Victorian ephemera? Check. Artists’ books? Check. It may be small, but this is one Manchester museum that has more than a few treasures up its sleeve.
Some things are kept hidden away. Kept behind closed doors, marooned on dusty shelves, “archived” for so long that no one remembers they exist. You could blame private collectors. You could blame government cuts and the slow closing of Britain’s library doors. Or you could quit moaning and discover some of the lesser-known museums and archives, places that contain objects and artefacts that are not only incredible for the fact that they exist at all, but for the fact that you can go in and have a look pretty much whenever you like.
One such place (we hesitate to use the hackneyed phrase “hidden treasure” – oh, OK: hidden treasure) is Manchester Metropolitan University’s Special Collections archive. To our deep and possibly permanent shame, we didn’t know anything about it until a friend took us to one side not long ago and whispered its existence into our ear. Tucked inside a fairly nondescript university library off Grosvenor Square, this tiny museum has its origins in the Manchester School of Design (the precursor to Manchester School of Art); today’s archive includes books, prints, objects and ephemera that have been collected over the course of 175 years.

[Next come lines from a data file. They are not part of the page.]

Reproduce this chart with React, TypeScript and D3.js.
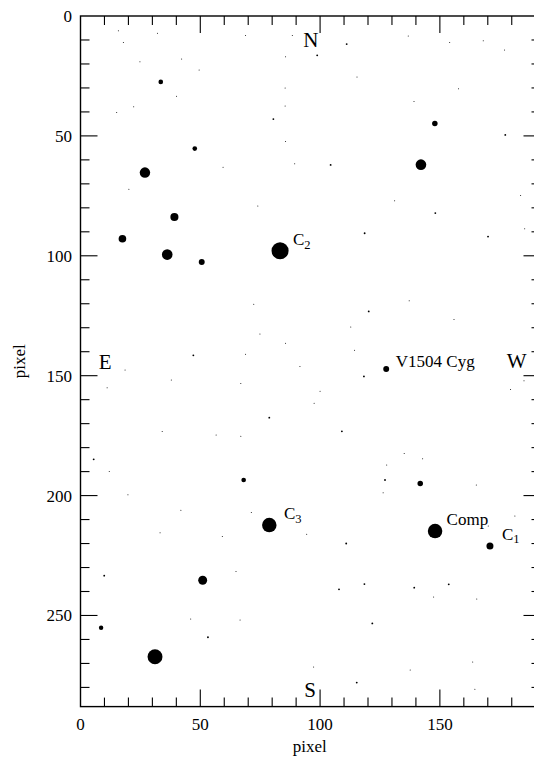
import React from 'react';
import * as d3 from 'd3';

// Field stars: image pixel coordinates and an instrumental magnitude
const starX = [
  33.5, 47.7, 26.9, 39.2, 17.5, 36.2, 50.6, 147.9, 142.1, 83.3, 127.6, 68.1, 141.8, 78.8, 148.0, 170.9, 51.0, 8.6, 31.1,
  15.8, 17.9, 32.1, 24.8, 42.2, 49.5, 68.9, 40.1, 22.2, 15.1, 59.5, 20.2, 74.0,
  88.4, 85.6, 98.8, 111.1, 136.8, 154.1, 168.1, 177.0, 115.4, 85.4, 157.8, 139.2, 85.4, 80.5, 177.3, 85.6, 89.4, 104.4, 183.7, 131.1, 148.1, 118.6, 170.1, 185.4,
  72.3, 74.9, 47.1, 68.9, 18.6, 37.9, 66.9, 11.1, 78.8, 34.1, 56.6, 66.9, 5.5, 12.0, 19.8,
  137.2, 120.3, 155.9, 112.8, 85.6, 114.4, 91.6, 118.3, 179.5, 185.1, 100.0, 97.5, 109.1, 135.1, 142.8, 127.8, 127.1, 165.2, 126.3,
  41.9, 71.3, 33.2, 59.2, 9.9, 64.9, 46.0, 66.6, 53.2,
  94.4, 110.9, 181.3, 170.2, 107.9, 118.5, 139.3, 153.7, 147.4, 165.4, 121.8, 97.3, 137.6, 163.7, 115.3, 164.6,
];
const starY = [
  27.5, 55.3, 65.3, 83.8, 92.9, 99.5, 102.6, 44.8, 62.0, 97.9, 147.2, 193.5, 195.0, 212.3, 214.8, 221.0, 235.3, 255.1, 267.2,
  6.1, 11.1, 7.2, 19.1, 17.9, 22.5, 8.1, 33.5, 37.8, 40.2, 63.1, 72.3, 79.2,
  8.1, 17.0, 16.4, 11.7, 8.3, 11.1, 10.3, 14.2, 25.4, 30.0, 30.3, 35.7, 37.5, 43.0, 49.6, 52.3, 61.6, 62.1, 74.9, 77.0, 82.2, 90.6, 92.0, 88.7,
  120.2, 132.6, 141.5, 141.1, 147.6, 151.8, 153.3, 155.0, 167.5, 173.3, 174.7, 175.3, 184.9, 190.0, 199.7,
  118.7, 123.2, 126.6, 129.7, 136.5, 139.4, 146.2, 150.3, 155.8, 152.1, 156.5, 161.5, 173.2, 182.5, 184.6, 187.2, 193.5, 195.6, 198.8,
  206.1, 207.1, 215.5, 217.1, 233.4, 231.7, 251.5, 251.9, 259.1,
  216.1, 220.0, 208.5, 212.7, 239.1, 236.9, 238.4, 237.0, 242.3, 243.1, 253.3, 271.5, 272.7, 269.4, 278.0, 280.8,
];
const starMag = [
  15.3, 15.3, 12.6, 13.7, 13.9, 12.5, 14.7, 14.9, 12.5, 9.5, 14.7, 15.3, 14.9, 10.7, 10.7, 14.2, 13.3, 15.4, 10.5,
  17, 17, 17, 17, 17, 17, 17, 17, 17, 17, 17, 17, 17,
  17, 17, 16.6, 16.6, 17, 17, 17, 17, 17, 17, 17, 17, 17, 16.6, 16.6, 17, 17, 16.6, 17, 17, 16.6, 16.6, 16.6, 17,
  17, 17, 16.6, 17, 17, 17, 17, 17, 16.6, 17, 17, 17, 16.6, 17, 17,
  17, 16.6, 17, 17, 17, 17, 17, 16.6, 17, 17, 17, 17, 16.6, 17, 17, 17, 16.6, 17, 17,
  17, 17, 17, 17, 16.6, 17, 17, 17, 16.6,
  17, 16.6, 17, 17, 16.6, 16.6, 16.6, 16.6, 17, 17, 16.6, 17, 17, 17, 16.6, 17,
];

// Star labels (name, subscript, anchor in pixel coords)
const labelText = ['C', 'C', 'Comp', 'C', 'V1504 Cyg'];
const labelSub = ['2', '3', '', '1', ''];
const labelX = [88.7, 84.9, 152.8, 175.9, 131.6];
const labelY = [95.5, 209.8, 212.3, 218.5, 146.4];

// Compass directions
const dirText = ['N', 'S', 'E', 'W'];
const dirX = [96.1, 95.8, 10.3, 182.0];
const dirY = [12.9, 284.0, 147.2, 146.8];

const xTickLabels = [0, 50, 100, 150];
const yTickLabels = [0, 50, 100, 150, 200, 250];
const xLimit = [0, 192];
const yLimit = [0, 288];

const W = 534;
const H = 762;
const FONT = '"Liberation Serif", "Times New Roman", serif';

export default function App() {
  const x = d3.scaleLinear().domain(xLimit).range([80.5, 540.5]);
  const y = d3.scaleLinear().domain(yLimit).range([16, 706.6]);
  const r = d3.scaleLinear().domain([17, 10]).range([0.5, 8]);

  const xMinor = d3.range(10, xLimit[1], 10);
  const yMinor = d3.range(10, yLimit[1], 10);
  const isMajor = (v: number) => v % 50 === 0;
  const [x0, x1] = x.range();
  const [y0, y1] = y.range();

  return (
    <svg width={W} height={H} style={{ position: 'absolute', left: 0, top: 0, background: '#fff' }}
      fontFamily={FONT}>
      <rect width={W} height={H} fill="#fff" />

      {/* stars */}
      {starX.map((sx, i) => (
        <circle key={'s' + i} cx={x(sx)} cy={y(starY[i])} r={r(starMag[i])} fill="#000" />
      ))}

      {/* frame */}
      <rect x={x0} y={y0} width={x1 - x0} height={y1 - y0} fill="none" stroke="#000" strokeWidth={1.4} />

      {/* x ticks, top and bottom, pointing inward */}
      {xMinor.map(v => {
        const len = isMajor(v) ? 17 : 9;
        return (
          <g key={'xt' + v} stroke="#000" strokeWidth={1.1}>
            <line x1={x(v)} x2={x(v)} y1={y1} y2={y1 - len} />
            <line x1={x(v)} x2={x(v)} y1={y0} y2={y0 + len} />
          </g>
        );
      })}
      {/* y ticks, left and right */}
      {yMinor.map(v => {
        const len = isMajor(v) ? 17 : 9;
        return (
          <g key={'yt' + v} stroke="#000" strokeWidth={1.1}>
            <line x1={x0} x2={x0 + len} y1={y(v)} y2={y(v)} />
            <line x1={x1} x2={x1 - len} y1={y(v)} y2={y(v)} />
          </g>
        );
      })}

      {/* tick labels */}
      {xTickLabels.map(v => (
        <text key={'xl' + v} x={x(v)} y={730} textAnchor="middle" fontSize={17} fill="#000">{v}</text>
      ))}
      {yTickLabels.map(v => (
        <text key={'yl' + v} x={72} y={y(v)} dy="0.35em" textAnchor="end" fontSize={17} fill="#000">{v}</text>
      ))}

      {/* axis titles */}
      <text x={(x0 + 533) / 2 + 3} y={752} textAnchor="middle" fontSize={17} fill="#000">pixel</text>
      <text transform={`translate(25,${(y0 + y1) / 2}) rotate(-90)`} textAnchor="middle" fontSize={17} fill="#000">pixel</text>

      {/* star labels */}
      {labelText.map((t, i) => (
        <text key={'lb' + i} x={x(labelX[i])} y={y(labelY[i])} fontSize={17} fill="#000">
          {t}
          {labelSub[i] && <tspan fontSize={12.5} dy={3.5}>{labelSub[i]}</tspan>}
        </text>
      ))}

      {/* compass */}
      {dirText.map((t, i) => (
        <text key={'d' + i} x={x(dirX[i])} y={y(dirY[i])} textAnchor="middle" fontSize={21} fill="#000">{t}</text>
      ))}
    </svg>
  );
}
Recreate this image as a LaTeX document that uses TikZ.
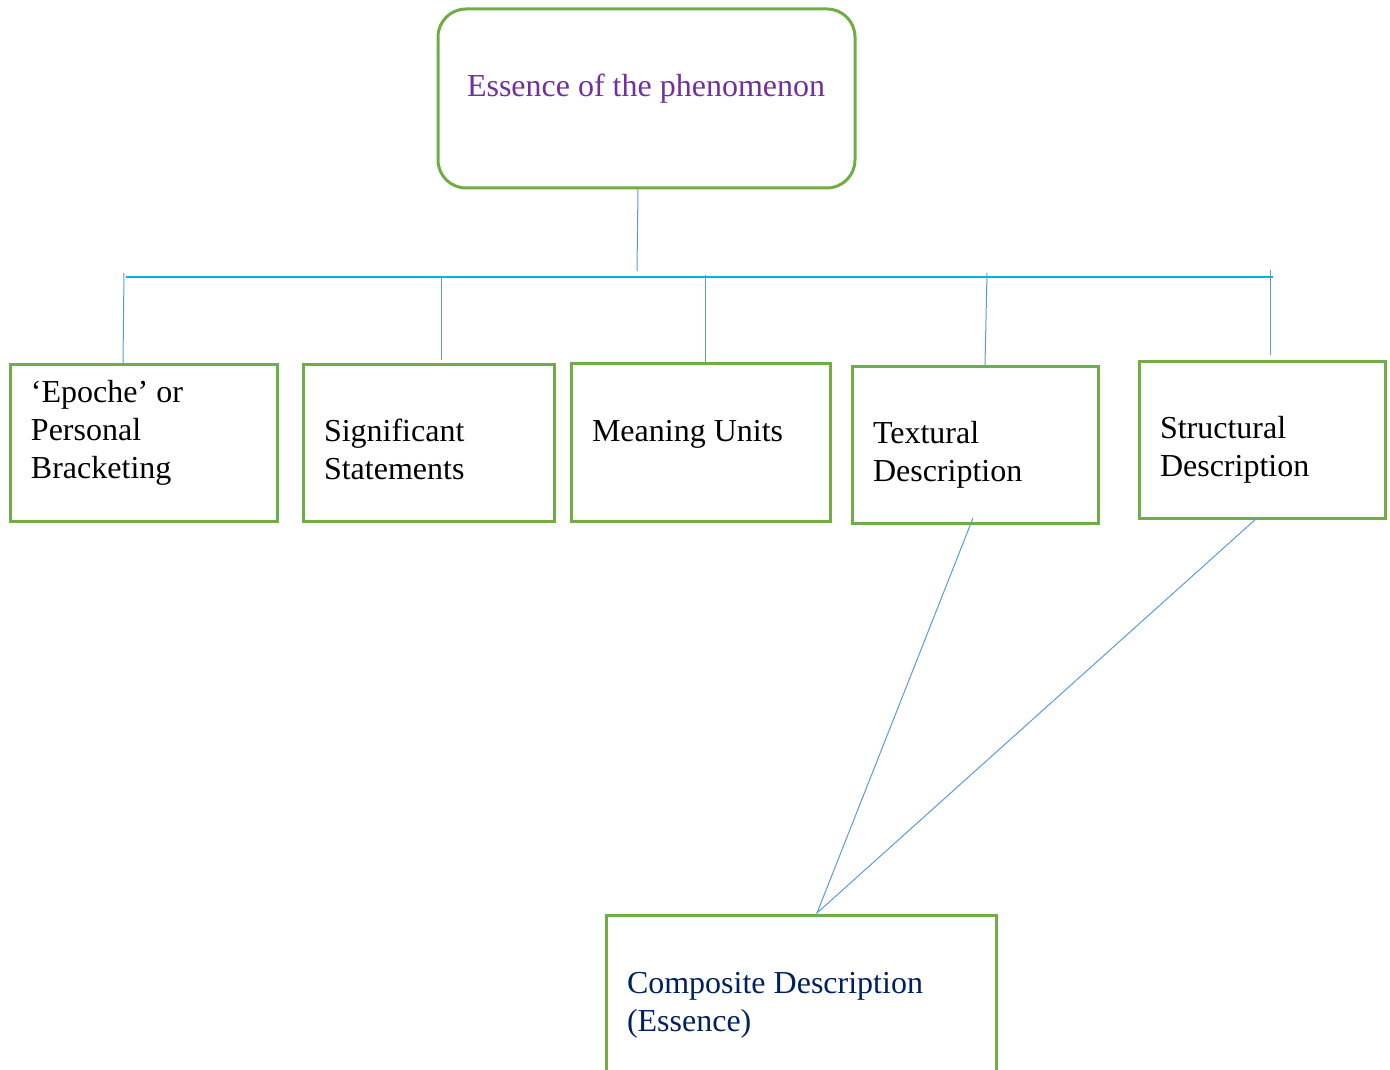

It is a million miles from the roaring traffic of the Oxford Road visible from its windows
Everything contained within relates in some way to the students and academics who have called the various incarnations of MMU their scholarly home. Its glorious Children’s Book Collection, which spans 10,000 books and two centuries, was originally amassed as a resource for trainee teachers. Now, the heavily embossed and illustrated tomes are used by social historians interested in how attitudes to children have changed over the years, as well as by art and design students. Close by are some 2,500 artists’ books (the largest publicly accessible such collection outside London, fact fans), around 1,300 photographic negatives belonging to the former Cotton Board, Colour Design and Style Centre (a centre designed to raise the style bar within the post-war British textiles industry) and a wonderfully-titled collection of Victorian Ephemera.
This latter collection is a delight. It features 276 albums and “commonplace books” once owned by Victorian and Edwardian women and collected by former city councillor Sir Harry Page. He stumbled across them in the dusty corners of second hand bookshops, unloved by book dealers who in turn had only encountered them as part of job lots and house clearances – and thus saw little value in them. “They are scrapbooks containing watercolours, poetry, prose, pencil sketches, postcards and things cut out of newspapers,” says MMU Special Collection’s Louise Clennell. “We don’t know a great deal about them but they’re fascinating. They were sometimes made by one woman and other times a group of women, and passed from friend to friend. They were made to be seen but we’re not entirely sure what purpose they served.”
The books were perhaps part diary, part records of social aspiration (who hasn’t ripped things out of magazines that they liked the look of?), but Page’s collection has had an unusual legacy. “A woman called Laura Seddon went to a talk by Sir Harry about his collection and was so inspired that she decided to start her own,” says Clennell. “She went on to amass 32,000 Edwardian and Victorian greetings cards.” You can probably guess who now owns those cards, of which one in particular stands out: Britain’s first commercially-produced Christmas card. Which must have been some find.
There is much else in this museum and, with the university still actively collecting, the promise of more to come. But we like MMU’s Special Collections not only for its books and artworks. We like it because it is a quiet, scholarly sort of place. It is a million miles from the roaring traffic of the Oxford Road that’s visible from its windows. We like it because, for all its stillness, it is open to anyone with a passing interest. Sit inside and listen close. You’ll hear, along with the turning of pages, the murmur of history. Listen again and you’ll hear the thrum of new ideas a-whirring. This is one place where the doors have been left wide open.